1. What are the main types of SQL commands?
SQL commands fall into four categories:
- DDL (Data Definition Language): CREATE, ALTER, DROP, TRUNCATE — define database structure
- DML (Data Manipulation Language): SELECT, INSERT, UPDATE, DELETE — work with data
- DCL (Data Control Language): GRANT, REVOKE — manage permissions
- TCL (Transaction Control Language): COMMIT, ROLLBACK, SAVEPOINT — control transactions
2. What's the difference between a PRIMARY KEY and a UNIQUE constraint?
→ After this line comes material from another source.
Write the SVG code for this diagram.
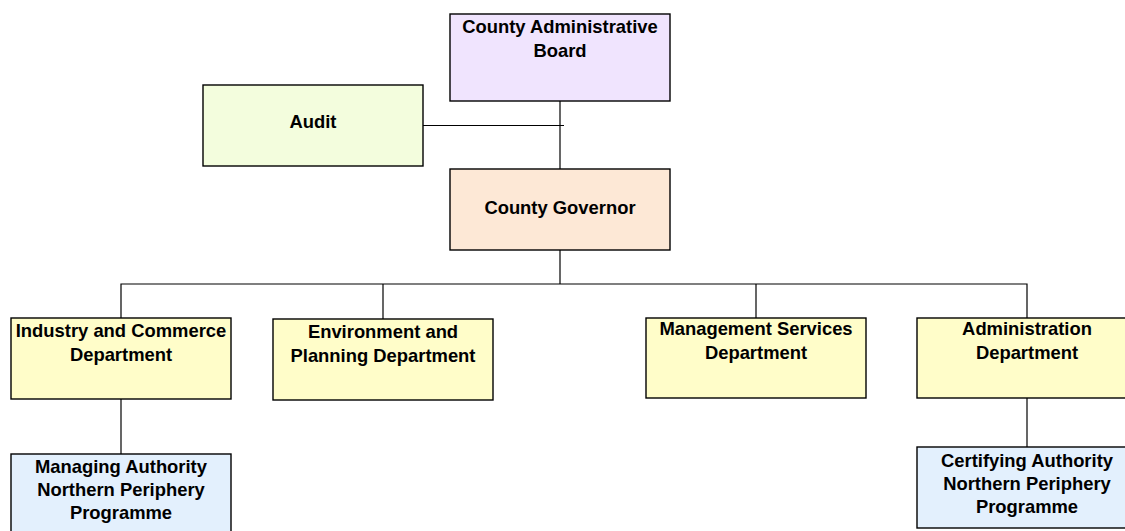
<svg xmlns="http://www.w3.org/2000/svg" width="1125" height="531" viewBox="0 0 1125 531">
<style>
.box{stroke:#000;stroke-width:1.4}
.t{font-family:"Liberation Sans",Arial,sans-serif;font-weight:bold;font-size:18.4px;fill:#000;text-anchor:middle}
.c{stroke:#000;stroke-width:1.2;fill:none}
.board{fill:#F0E4FE}
.audit{fill:#F3FDDD}
.gov{fill:#FDE8D6}
.dept{fill:#FFFDC9}
.prog{fill:#E3F0FD}
</style>
<rect width="1125" height="531" fill="#fff"/>
<g id="connectors">
<path class="c" d="M560 101V169"/>
<path class="c" d="M423 125.5H564"/>
<path class="c" d="M560 250V284"/>
<path class="c" d="M121 318V284H1027V318"/>
<path class="c" d="M383 284V319"/>
<path class="c" d="M756 284V318"/>
<path class="c" d="M121 399V454"/>
<path class="c" d="M1027 398V447"/>
</g>
<g id="board">
<rect class="box board" x="450" y="14" width="220" height="87"/>
<text class="t" x="560" y="33">County Administrative</text>
<text class="t" x="560" y="57">Board</text>
</g>
<g id="audit">
<rect class="box audit" x="203" y="85" width="220" height="81"/>
<text class="t" x="313" y="128">Audit</text>
</g>
<g id="governor">
<rect class="box gov" x="450" y="169" width="220" height="81"/>
<text class="t" x="560" y="213.5">County Governor</text>
</g>
<g id="industry">
<rect class="box dept" x="11" y="318" width="220" height="81"/>
<text class="t" x="121" y="337">Industry and Commerce</text>
<text class="t" x="121" y="361">Department</text>
</g>
<g id="environment">
<rect class="box dept" x="273" y="319" width="220" height="81"/>
<text class="t" x="383" y="338">Environment and</text>
<text class="t" x="383" y="362">Planning Department</text>
</g>
<g id="management">
<rect class="box dept" x="646" y="318" width="220" height="80"/>
<text class="t" x="756" y="335">Management Services</text>
<text class="t" x="756" y="359">Department</text>
</g>
<g id="administration">
<rect class="box dept" x="917" y="318" width="220" height="80"/>
<text class="t" x="1027" y="335">Administration</text>
<text class="t" x="1027" y="359">Department</text>
</g>
<g id="managing">
<rect class="box prog" x="11" y="454" width="220" height="90"/>
<text class="t" x="121" y="473">Managing Authority</text>
<text class="t" x="121" y="496">Northern Periphery</text>
<text class="t" x="121" y="519">Programme</text>
</g>
<g id="certifying">
<rect class="box prog" x="917" y="447" width="220" height="81"/>
<text class="t" x="1027" y="467">Certifying Authority</text>
<text class="t" x="1027" y="490">Northern Periphery</text>
<text class="t" x="1027" y="513">Programme</text>
</g>
</svg>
Both enforce uniqueness, but a PRIMARY KEY also requires NOT NULL and you can only have one per table. A table can have multiple UNIQUE constraints, and UNIQUE columns can contain NULL values (in most databases, at least one).
3. What is a foreign key?
A foreign key is a column in one table that references the primary key of another table. It enforces referential integrity, you can't insert a value into the foreign key column unless that value exists in the referenced table.
CREATE TABLE orders (
order_id INT PRIMARY KEY,
customer_id INT REFERENCES customers(customer_id)
);
4. Write a query to find all employees hired after 2023, sorted by salary descending.
SELECT employee_id, name, salary, hire_date
FROM employees
WHERE hire_date > '2023-12-31'
ORDER BY salary DESC;
5. What's the difference between WHERE and HAVING?
WHERE filters individual rows before grouping. HAVING filters groups after GROUP BY and works with aggregate functions.
SELECT department, COUNT(*) AS headcount
FROM employees
WHERE hire_date > '2024-01-01'
GROUP BY department
HAVING COUNT(*) > 5;
6. Explain the difference between INNER JOIN and LEFT JOIN.

INNER JOIN returns only rows with matches in both tables. LEFT JOIN returns all rows from the left table, plus matches from the right, with NULLs where there's no match.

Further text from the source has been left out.